-- Begin --
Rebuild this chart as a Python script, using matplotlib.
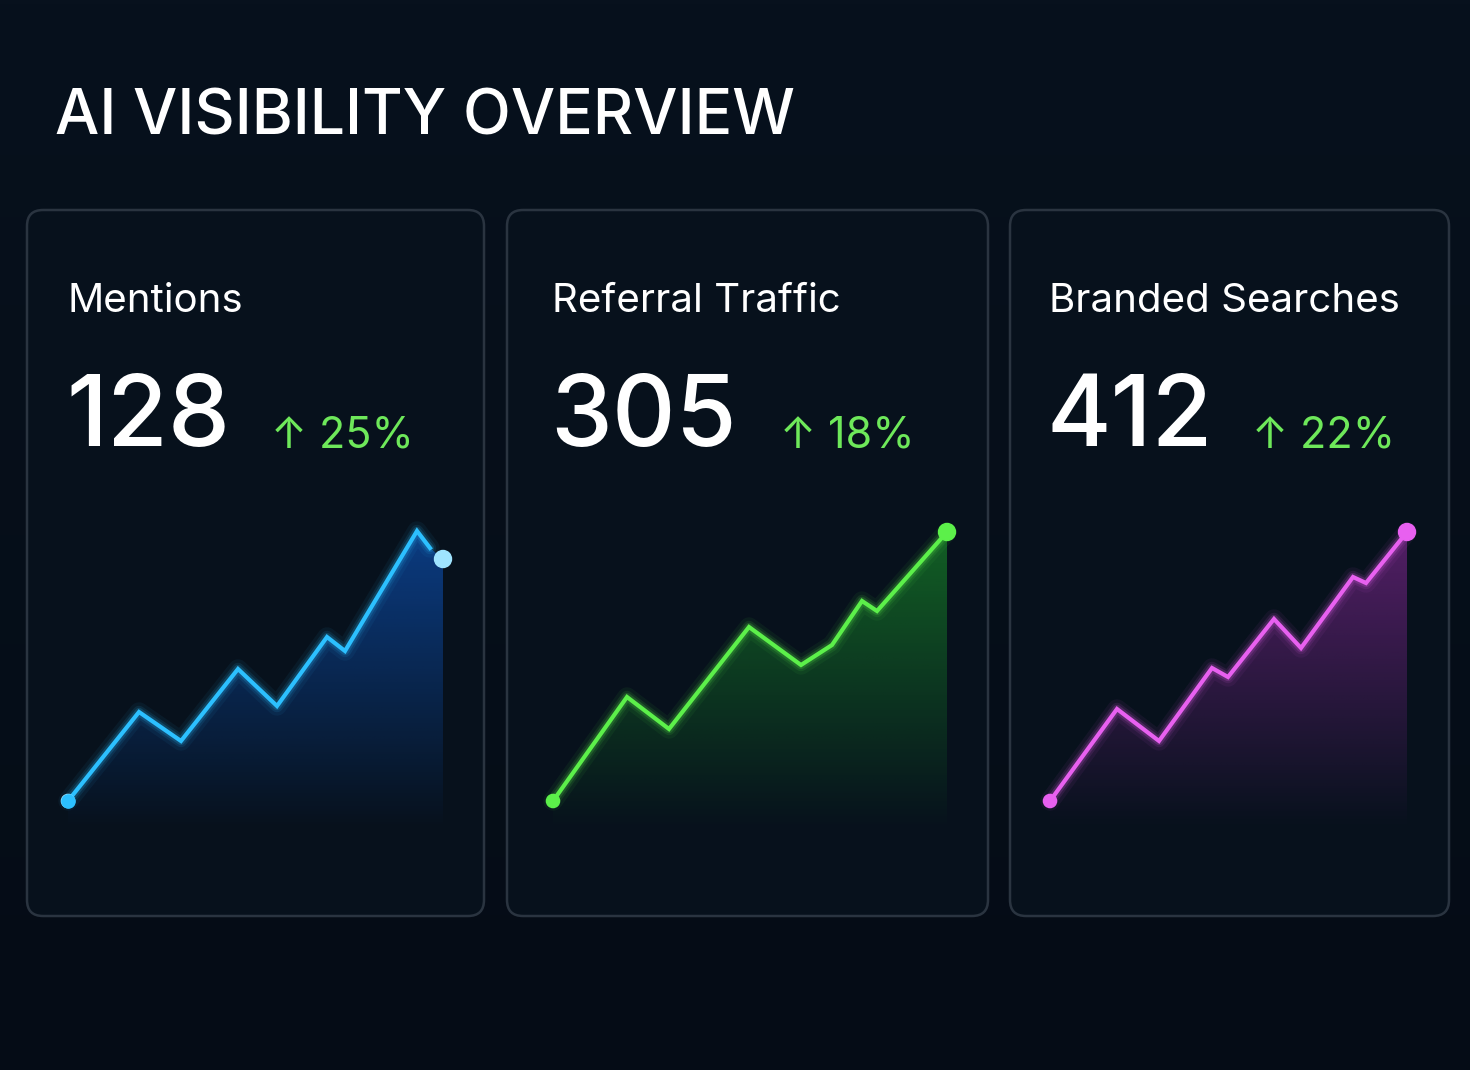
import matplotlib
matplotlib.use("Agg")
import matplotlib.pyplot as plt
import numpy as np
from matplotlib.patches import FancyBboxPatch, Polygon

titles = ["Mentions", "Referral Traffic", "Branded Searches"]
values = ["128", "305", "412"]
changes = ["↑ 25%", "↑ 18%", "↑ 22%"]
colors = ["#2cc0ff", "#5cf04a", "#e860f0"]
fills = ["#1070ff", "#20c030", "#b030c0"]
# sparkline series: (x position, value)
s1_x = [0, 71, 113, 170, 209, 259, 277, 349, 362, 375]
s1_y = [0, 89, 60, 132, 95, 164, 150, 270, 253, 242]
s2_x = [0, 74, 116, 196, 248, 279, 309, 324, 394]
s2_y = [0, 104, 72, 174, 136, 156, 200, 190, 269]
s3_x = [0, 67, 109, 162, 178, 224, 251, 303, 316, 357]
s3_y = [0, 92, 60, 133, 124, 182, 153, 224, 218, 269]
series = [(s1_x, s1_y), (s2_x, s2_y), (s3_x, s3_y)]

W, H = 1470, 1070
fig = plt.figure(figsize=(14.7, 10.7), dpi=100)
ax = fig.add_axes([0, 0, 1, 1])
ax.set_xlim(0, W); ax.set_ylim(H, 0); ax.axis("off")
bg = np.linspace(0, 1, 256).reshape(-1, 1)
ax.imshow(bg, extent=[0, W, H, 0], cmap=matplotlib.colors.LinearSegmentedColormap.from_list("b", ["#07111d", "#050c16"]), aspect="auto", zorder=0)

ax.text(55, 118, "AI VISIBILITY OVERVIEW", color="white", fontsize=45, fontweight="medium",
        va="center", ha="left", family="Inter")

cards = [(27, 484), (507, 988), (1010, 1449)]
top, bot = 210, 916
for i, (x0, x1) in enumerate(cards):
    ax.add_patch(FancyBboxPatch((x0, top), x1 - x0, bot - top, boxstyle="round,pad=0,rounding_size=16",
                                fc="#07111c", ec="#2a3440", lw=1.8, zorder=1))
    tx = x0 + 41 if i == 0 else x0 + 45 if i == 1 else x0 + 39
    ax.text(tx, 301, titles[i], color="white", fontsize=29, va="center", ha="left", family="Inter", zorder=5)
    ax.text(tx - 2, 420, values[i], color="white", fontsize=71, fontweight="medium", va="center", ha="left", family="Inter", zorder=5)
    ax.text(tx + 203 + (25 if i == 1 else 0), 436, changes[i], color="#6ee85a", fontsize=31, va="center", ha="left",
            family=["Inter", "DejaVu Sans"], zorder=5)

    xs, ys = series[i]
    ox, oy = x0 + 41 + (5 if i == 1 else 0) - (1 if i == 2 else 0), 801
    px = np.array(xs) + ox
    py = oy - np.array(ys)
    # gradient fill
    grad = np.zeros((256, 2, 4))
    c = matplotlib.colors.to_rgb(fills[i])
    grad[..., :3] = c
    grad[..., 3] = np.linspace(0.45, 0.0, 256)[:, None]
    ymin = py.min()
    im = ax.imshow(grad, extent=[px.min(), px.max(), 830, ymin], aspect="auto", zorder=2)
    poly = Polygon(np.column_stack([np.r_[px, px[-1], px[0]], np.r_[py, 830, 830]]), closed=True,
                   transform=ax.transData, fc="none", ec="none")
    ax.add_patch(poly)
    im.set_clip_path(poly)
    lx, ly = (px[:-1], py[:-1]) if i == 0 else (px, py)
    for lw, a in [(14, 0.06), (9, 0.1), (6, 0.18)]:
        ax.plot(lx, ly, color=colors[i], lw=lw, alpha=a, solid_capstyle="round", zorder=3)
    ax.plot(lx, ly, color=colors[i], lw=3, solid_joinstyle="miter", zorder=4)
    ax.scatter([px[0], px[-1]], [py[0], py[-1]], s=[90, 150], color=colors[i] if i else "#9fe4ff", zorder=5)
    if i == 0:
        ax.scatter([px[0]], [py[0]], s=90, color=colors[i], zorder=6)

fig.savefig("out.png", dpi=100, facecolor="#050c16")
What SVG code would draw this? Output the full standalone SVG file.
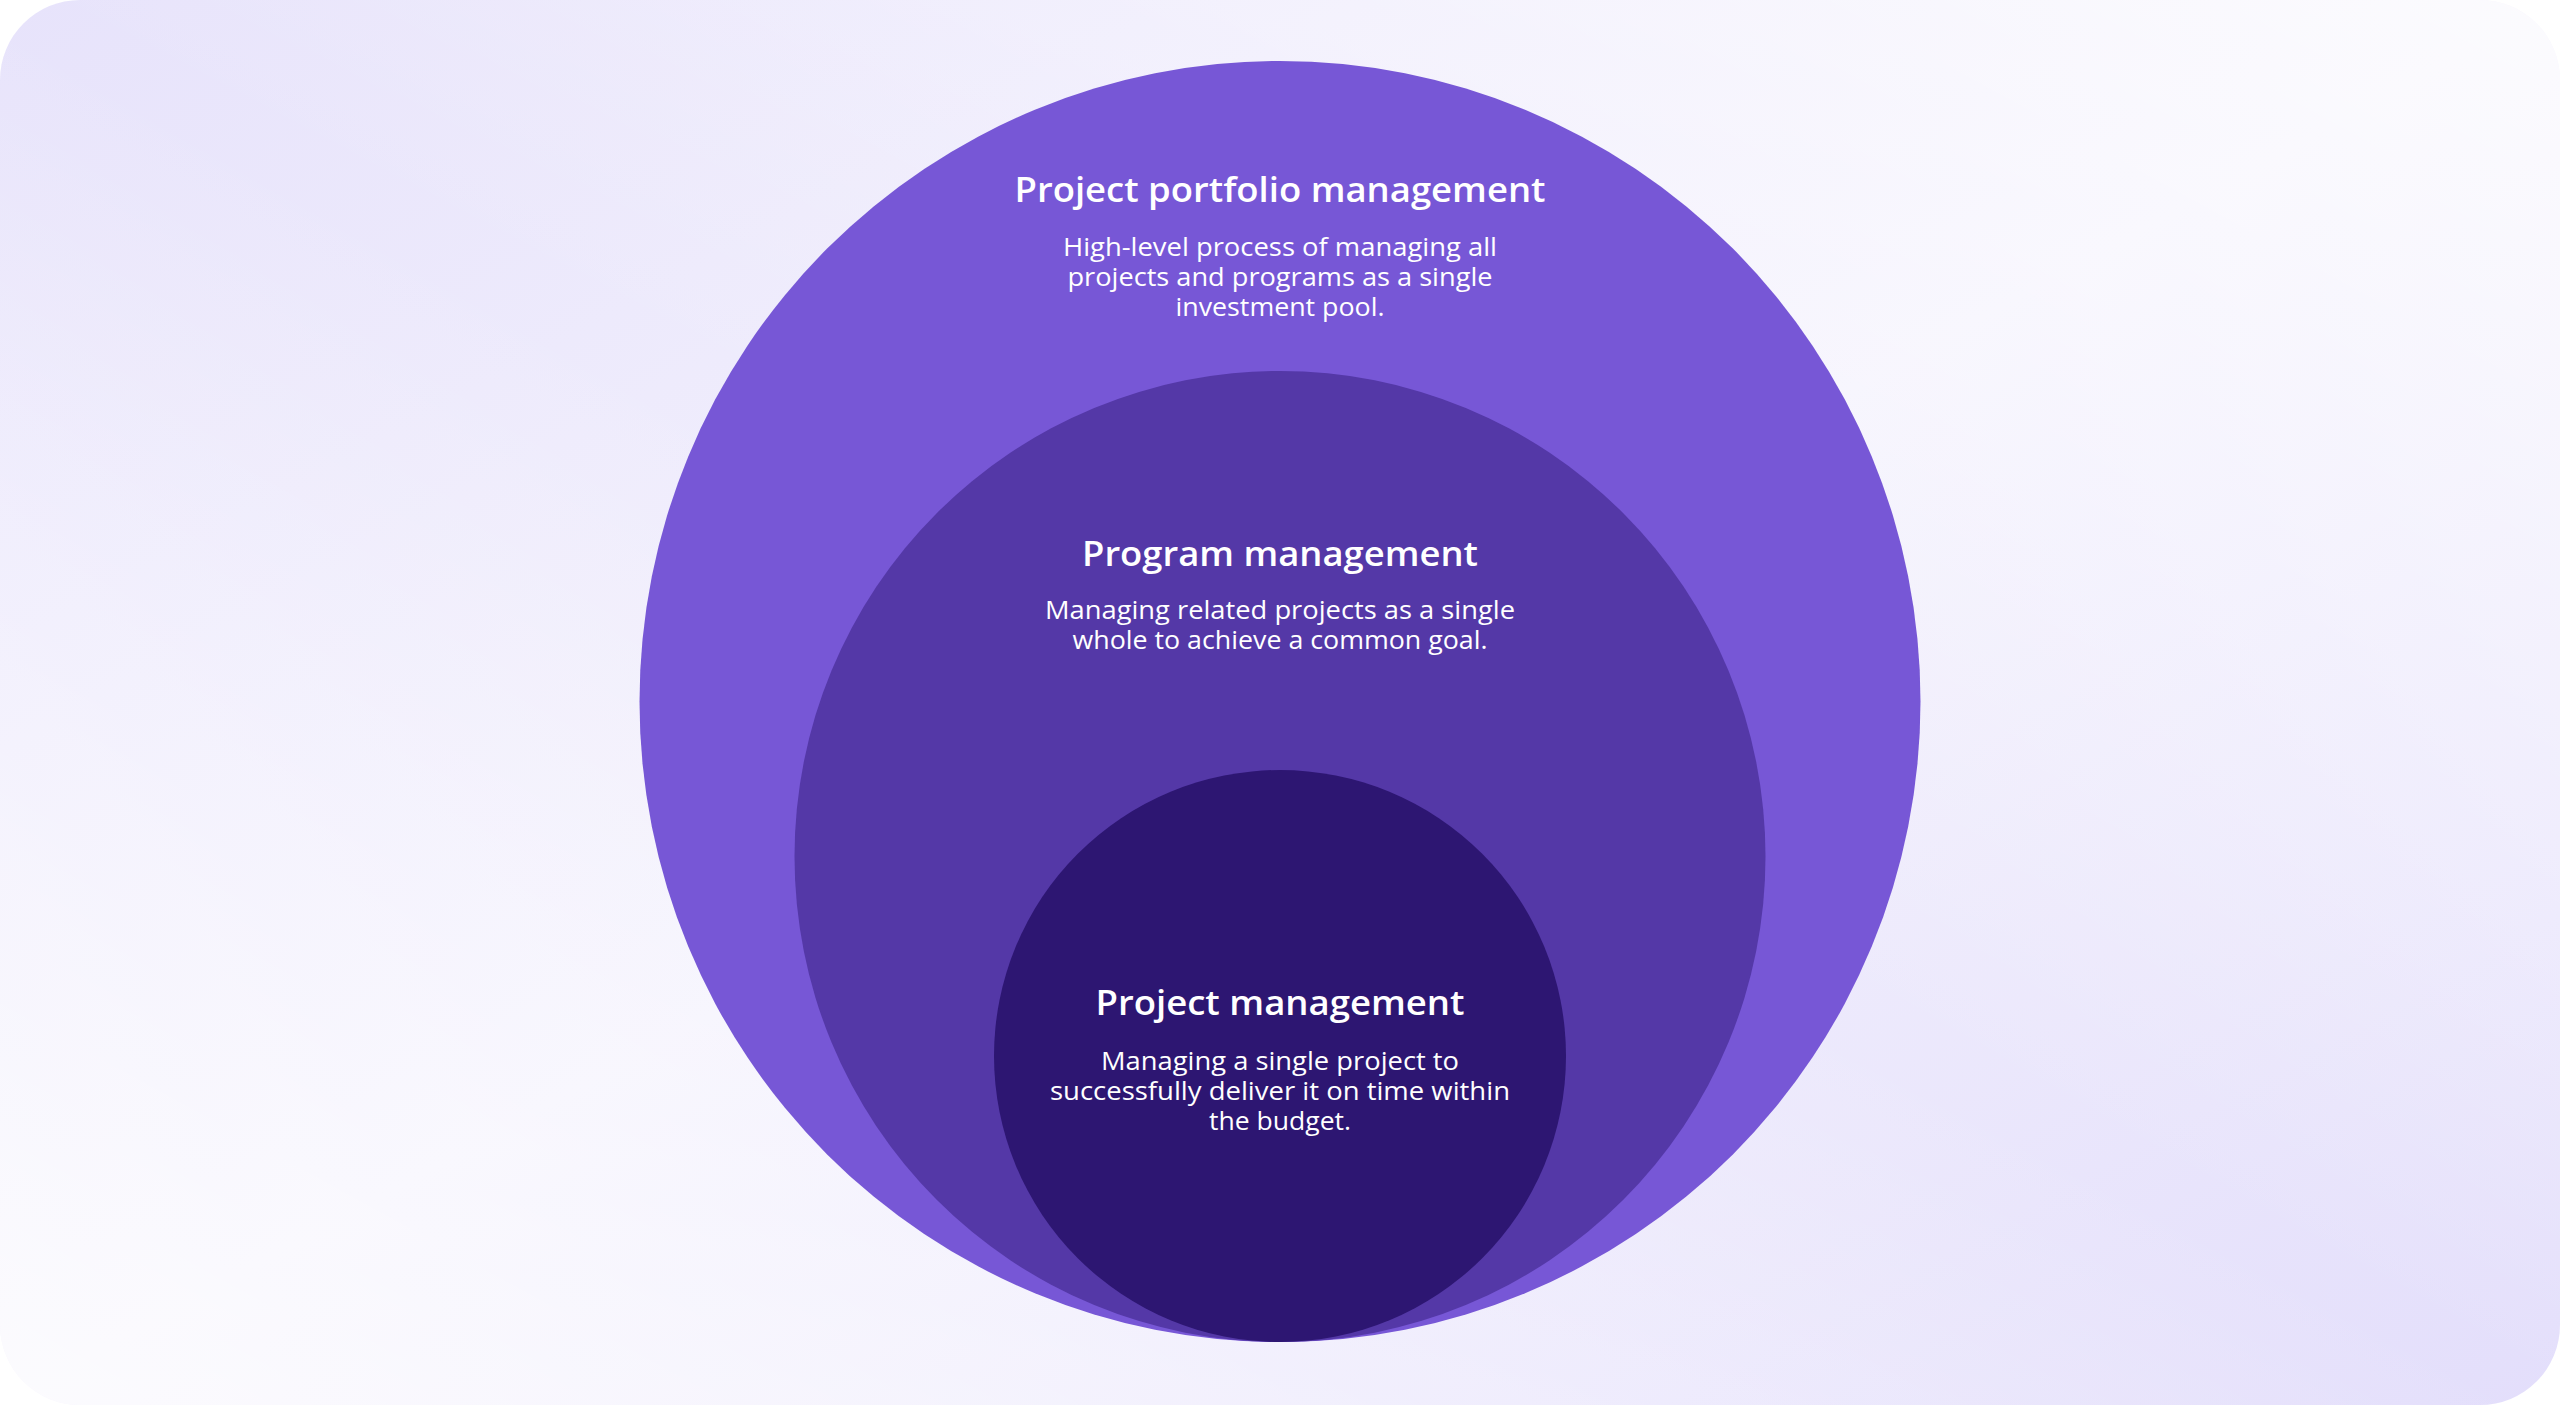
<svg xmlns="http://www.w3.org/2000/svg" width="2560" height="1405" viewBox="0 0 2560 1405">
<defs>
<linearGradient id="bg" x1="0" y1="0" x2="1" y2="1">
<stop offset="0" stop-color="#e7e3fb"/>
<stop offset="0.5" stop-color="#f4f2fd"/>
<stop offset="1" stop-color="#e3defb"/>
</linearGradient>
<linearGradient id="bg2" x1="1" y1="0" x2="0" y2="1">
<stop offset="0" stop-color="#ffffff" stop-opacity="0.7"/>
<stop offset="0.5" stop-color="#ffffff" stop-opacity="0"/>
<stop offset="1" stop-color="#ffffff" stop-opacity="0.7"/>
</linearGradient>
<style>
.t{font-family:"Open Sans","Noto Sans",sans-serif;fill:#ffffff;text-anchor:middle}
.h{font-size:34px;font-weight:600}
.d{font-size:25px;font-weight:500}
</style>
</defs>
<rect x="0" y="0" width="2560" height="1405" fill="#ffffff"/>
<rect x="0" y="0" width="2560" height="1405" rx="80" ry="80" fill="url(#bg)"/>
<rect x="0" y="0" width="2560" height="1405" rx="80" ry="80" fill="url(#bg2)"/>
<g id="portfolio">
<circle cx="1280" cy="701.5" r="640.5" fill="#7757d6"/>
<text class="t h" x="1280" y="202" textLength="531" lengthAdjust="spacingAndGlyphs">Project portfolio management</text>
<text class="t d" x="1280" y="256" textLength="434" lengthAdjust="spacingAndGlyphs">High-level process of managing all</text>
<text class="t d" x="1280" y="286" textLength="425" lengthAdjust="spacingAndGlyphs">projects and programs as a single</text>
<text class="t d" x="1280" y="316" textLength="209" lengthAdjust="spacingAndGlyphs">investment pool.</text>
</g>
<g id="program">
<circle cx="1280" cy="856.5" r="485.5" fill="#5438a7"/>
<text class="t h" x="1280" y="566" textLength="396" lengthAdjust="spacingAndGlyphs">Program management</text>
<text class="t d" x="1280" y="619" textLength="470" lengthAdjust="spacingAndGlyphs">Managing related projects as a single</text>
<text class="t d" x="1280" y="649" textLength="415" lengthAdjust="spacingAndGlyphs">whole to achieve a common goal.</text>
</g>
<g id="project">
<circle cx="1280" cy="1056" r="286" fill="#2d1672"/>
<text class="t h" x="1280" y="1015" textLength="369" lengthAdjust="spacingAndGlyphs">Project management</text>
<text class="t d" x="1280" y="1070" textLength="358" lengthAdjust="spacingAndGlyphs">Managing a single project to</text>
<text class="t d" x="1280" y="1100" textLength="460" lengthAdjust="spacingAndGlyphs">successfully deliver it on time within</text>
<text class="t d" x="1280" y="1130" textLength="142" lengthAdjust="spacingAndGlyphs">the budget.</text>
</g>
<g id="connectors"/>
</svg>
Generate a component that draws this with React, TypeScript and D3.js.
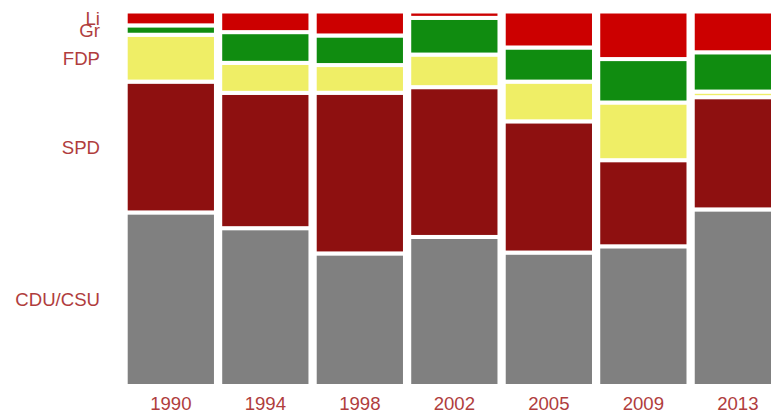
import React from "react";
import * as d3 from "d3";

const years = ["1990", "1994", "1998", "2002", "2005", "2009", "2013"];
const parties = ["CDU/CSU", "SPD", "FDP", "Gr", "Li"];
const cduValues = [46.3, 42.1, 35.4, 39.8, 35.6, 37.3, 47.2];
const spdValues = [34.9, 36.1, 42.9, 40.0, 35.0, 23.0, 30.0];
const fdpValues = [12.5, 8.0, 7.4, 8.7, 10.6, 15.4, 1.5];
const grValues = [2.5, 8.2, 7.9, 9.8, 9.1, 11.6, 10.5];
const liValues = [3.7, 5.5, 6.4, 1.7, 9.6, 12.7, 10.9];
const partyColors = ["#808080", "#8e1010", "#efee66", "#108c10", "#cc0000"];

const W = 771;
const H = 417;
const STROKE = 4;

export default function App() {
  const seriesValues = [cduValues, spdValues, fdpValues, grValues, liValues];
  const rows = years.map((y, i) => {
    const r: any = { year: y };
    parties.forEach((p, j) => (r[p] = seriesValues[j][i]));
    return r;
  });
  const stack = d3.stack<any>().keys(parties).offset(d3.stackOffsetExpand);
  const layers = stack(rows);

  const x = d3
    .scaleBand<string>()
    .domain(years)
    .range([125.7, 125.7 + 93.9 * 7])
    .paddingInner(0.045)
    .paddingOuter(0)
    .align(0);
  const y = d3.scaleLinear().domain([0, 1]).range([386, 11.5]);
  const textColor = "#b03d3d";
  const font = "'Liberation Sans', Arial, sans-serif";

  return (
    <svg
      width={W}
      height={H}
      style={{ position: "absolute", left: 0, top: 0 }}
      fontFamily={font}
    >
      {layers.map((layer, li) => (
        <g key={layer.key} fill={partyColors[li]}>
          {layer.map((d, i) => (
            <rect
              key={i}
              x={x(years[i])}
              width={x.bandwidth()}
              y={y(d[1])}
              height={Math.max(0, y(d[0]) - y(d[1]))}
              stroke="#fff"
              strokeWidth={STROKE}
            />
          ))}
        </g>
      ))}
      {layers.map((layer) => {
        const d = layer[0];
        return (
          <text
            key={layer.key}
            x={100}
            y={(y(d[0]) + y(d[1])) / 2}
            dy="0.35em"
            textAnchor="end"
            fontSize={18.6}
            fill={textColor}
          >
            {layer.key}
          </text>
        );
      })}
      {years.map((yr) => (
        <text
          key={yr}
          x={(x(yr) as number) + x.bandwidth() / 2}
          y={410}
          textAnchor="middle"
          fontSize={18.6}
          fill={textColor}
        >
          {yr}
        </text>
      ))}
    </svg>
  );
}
-- End --
What the task asks — Reproduce exactly the lines above starting at the line containing "Generate a component" and ending at the line containing "import * as", including both, but not the pictures.

Problem solution —
Generate a component that draws this with React, TypeScript and D3.js.
import React from "react";
import * as d3 from "d3";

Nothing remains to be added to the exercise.